Será este o contexto desenhado por Costa na introdução do seu tema de pesquisa: os «novos movimentos eclesiais» (capítulo 3), que interpreta como movimentos de «protesto espiritual » não só em relação ao mundo contemporâneo, como também à tradição institucional eclesiástica (p. 73), definindo-se, desde dentro da cúpula católica, como laicais e espirituais.

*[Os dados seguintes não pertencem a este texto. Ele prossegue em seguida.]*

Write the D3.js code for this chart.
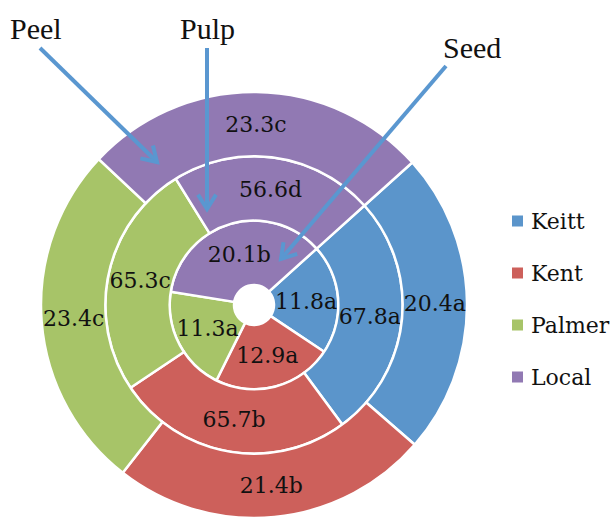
<!DOCTYPE html>
<html>
<head>
<meta charset="utf-8">
<script src="https://cdn.jsdelivr.net/npm/d3@7"></script>
<style>
  body { margin: 0; background: #fff; }
  svg { display: block; }
</style>
</head>
<body>
<svg id="chart"></svg>
<script>
"use strict";

// data (rings from inside out: seed, pulp, peel)
const varieties = ["Keitt", "Kent", "Palmer", "Local"];
const seedValues = [11.8, 12.9, 11.3, 20.1];
const seedLetters = ["a", "a", "a", "b"];
const pulpValues = [67.8, 65.7, 65.3, 56.6];
const pulpLetters = ["a", "b", "c", "d"];
const peelValues = [20.4, 21.4, 23.4, 23.3];
const peelLetters = ["a", "b", "c", "c"];
const colors = ["#5b95cb", "#cd605b", "#a7c468", "#9179b3"];

const width = 613;
const height = 520;
const cx = 254;
const cy = 305;
const holeRadius = 20;
const outerRadius = 213;
const startDeg = 48;

const svg = d3.select("#chart").attr("width", width).attr("height", height);

const rings = [
  { name: "Seed", values: seedValues, letters: seedLetters },
  { name: "Pulp", values: pulpValues, letters: pulpLetters },
  { name: "Peel", values: peelValues, letters: peelLetters },
];

const radius = d3
  .scaleLinear()
  .domain([0, rings.length])
  .range([holeRadius, outerRadius]);

const color = d3.scaleOrdinal().domain(varieties).range(colors);

const start = (startDeg * Math.PI) / 180;
const pie = d3
  .pie()
  .sort(null)
  .value((d) => d.value)
  .startAngle(start)
  .endAngle(start + 2 * Math.PI);

const g = svg.append("g").attr("transform", `translate(${cx},${cy})`);

rings.forEach((ring, i) => {
  const arc = d3.arc().innerRadius(radius(i)).outerRadius(radius(i + 1));
  const rows = varieties.map((v, j) => ({
    name: v,
    value: ring.values[j],
    letter: ring.letters[j],
  }));
  const slices = pie(rows);
  const rg = g.append("g").attr("class", "ring-" + ring.name);

  rg.selectAll("path")
    .data(slices)
    .enter()
    .append("path")
    .attr("d", arc)
    .attr("fill", (d) => color(d.data.name))
    .attr("stroke", "#fff")
    .attr("stroke-width", 2.5);

  rg.selectAll("text")
    .data(slices)
    .enter()
    .append("text")
    .attr("transform", (d) => `translate(${arc.centroid(d)})`)
    .attr("text-anchor", "middle")
    .attr("dominant-baseline", "central")
    .attr("font-family", "DejaVu Serif, serif")
    .attr("font-size", 22)
    .attr("fill", "#111")
    .text((d) => d.data.value.toFixed(1) + d.data.letter);
});

// legend
const legendY = d3.scalePoint().domain(varieties).range([221, 377]);
const legend = svg.append("g").attr("transform", "translate(512,0)");
const items = legend
  .selectAll("g")
  .data(varieties)
  .enter()
  .append("g")
  .attr("transform", (d) => `translate(0,${legendY(d)})`);
items
  .append("rect")
  .attr("x", 0)
  .attr("y", -5.5)
  .attr("width", 11)
  .attr("height", 11)
  .attr("fill", (d) => color(d));
items
  .append("text")
  .attr("x", 19)
  .attr("dominant-baseline", "central")
  .attr("font-family", "DejaVu Serif, serif")
  .attr("font-size", 22)
  .attr("fill", "#111")
  .text((d) => d);

// callout arrows
const callouts = [
  { label: "Peel", tx: 10, ty: 39, from: [40, 48], to: [157, 162] },
  { label: "Pulp", tx: 180, ty: 39, from: [207, 48], to: [207, 209] },
  { label: "Seed", tx: 443, ty: 58, from: [446, 66], to: [281, 259] },
];
const arrowColor = "#5a97d0";
const headLen = 17;
const headAng = (32 * Math.PI) / 180;

callouts.forEach((c) => {
  svg
    .append("text")
    .attr("x", c.tx)
    .attr("y", c.ty)
    .attr("font-family", "Liberation Serif, Times New Roman, serif")
    .attr("font-size", 30)
    .attr("fill", "#111")
    .text(c.label);

  svg
    .append("line")
    .attr("x1", c.from[0])
    .attr("y1", c.from[1])
    .attr("x2", c.to[0])
    .attr("y2", c.to[1])
    .attr("stroke", arrowColor)
    .attr("stroke-width", 4);

  const a = Math.atan2(c.to[1] - c.from[1], c.to[0] - c.from[0]) + Math.PI;
  const p1 = [c.to[0] + headLen * Math.cos(a - headAng), c.to[1] + headLen * Math.sin(a - headAng)];
  const p2 = [c.to[0] + headLen * Math.cos(a + headAng), c.to[1] + headLen * Math.sin(a + headAng)];
  svg
    .append("path")
    .attr("d", d3.line()([p1, c.to, p2]))
    .attr("fill", "none")
    .attr("stroke", arrowColor)
    .attr("stroke-width", 4)
    .attr("stroke-linejoin", "miter");
});
</script>
</body>
</html>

Esta questão da definição é precisamente um dos principais pontos de reflexão na Cúria romana em relação a estes movimentos de base — um processo de designação que Costa procura acompanhar na sua tentativa de explicação do nascimento e essência dos mesmos para assim nos introduzir nos três grupos por ele estudados.

O primeiro deles é o chamado Movimento dos Focolares (ou Obra de Maria) — abordado no capítulo 4 desta obra —, um movimento espiritualista nascido em Itália na década de 1930 (fundado pela activista católica Chiara Lubich), que promove votos de castidade, pobreza e obediência e se declara «reevangelizador » tanto de cristãos como de leigos e ateus. O segundo grupo é o do Movimento Neocatecumenal (capítulo 5), fundado em Espanha na década de 1960 com o propósito de «re-missionar» uma Europa «pós-cristã», agnóstica e ateia (p. 96), invocando a exigência da conversão, baptismo e catequese como o «único caminho verdadeiro». Já o terceiro «grupo» não o será tanto, mas antes um movimento de renovação mais abrangente: a Renovação Carismática — ou, nas palavras do autor, um «pentecostalismo católico» (p. 119). Este movimento, transversal ao catolicismo e protestantismo e assente essencialmente no reconhecimento de contacto directo e «íntimo» (p. 123) com Deus através do Espírito Santo (que se manifesta e atribui «carismas » aos crentes), conseguiu igualmente ver-se reconhecido como expressão federativa.

Estes três grupos — a sua história, organização e especificidade — são acertadamente descritos por Costa, que nos dá conta da forma como foram recebidos no seio da Cúria vaticana (um interessante mecanismo de aferição do seu papel no cristianismo contemporâneo). Este esforço descritivo antecederá (esperamos nós) a apresentação do contexto empírico em causa, que o autor abordou através de observação directa e da aplicação de um questionário — cuja relevância e vicissitudes discutirá ao longo de todo um capítulo (o 7), mas que, curiosamente, não nos é disponibilizado na obra. No entanto, Costa regressa a um registo de heurística sociológica ao procurar reflectir sobre os aspectos comuns e afins aos três movimentos propostos (capítulo 8) — os perfis sociográficos, os contextos de proselitismo e recruta, dinâmicas de conversão — para depois insistir nos aspectos particulares de cada um (capítulos 9, 10 e 11). É aqui, finalmente, que ficamos a conhecer aspectos concretos da vida e actividade focolar, neocatecumenal ou carismática, a incursão nas suas particularidades e a complexificação dos retratos superficiais e homogéneos anteriormente traçados: as ideologias, tensões, discrepâncias entre grupos e no seio dos mesmos, o seu lugar na religiosidade cristã local, etc.

Com uma estrutura de argumentação que nos transporta progressivamente do plano abstracto e teórico (a sociologia das religiões contemporâneas) para o plano empírico e concreto (os novos movimentos eclesiais em Braga) e com um estilo de argumentação nem sempre linear e facilitador, o leitor fica com uma certa sensação de desequilíbrio a favor da reflexão teórica: não ficamos com um retrato suficientemente consistente sobre a realidade portuguesa e, neste caso concreto, do Norte do país — noutras palavras, como é que estes grupos vivem a sua experiência religiosa de facto no contexto da realidade portuguesa contemporânea? É-nos oferecida informação deste teor, mas dispersa por notas de rodapé e comentários laterais nas páginas finais dos capítulos.

No entanto, esta será, em última instância, uma opção metodológica do autor, cujo propósito principal é, assumidamente, o de elaborar uma «sociologia dos novos movimentos eclesiais». Neste sentido, estamos perante uma contribuição valiosíssima para as ciências sociais preocupadas com a religiosidade e cristianismo em Portugal.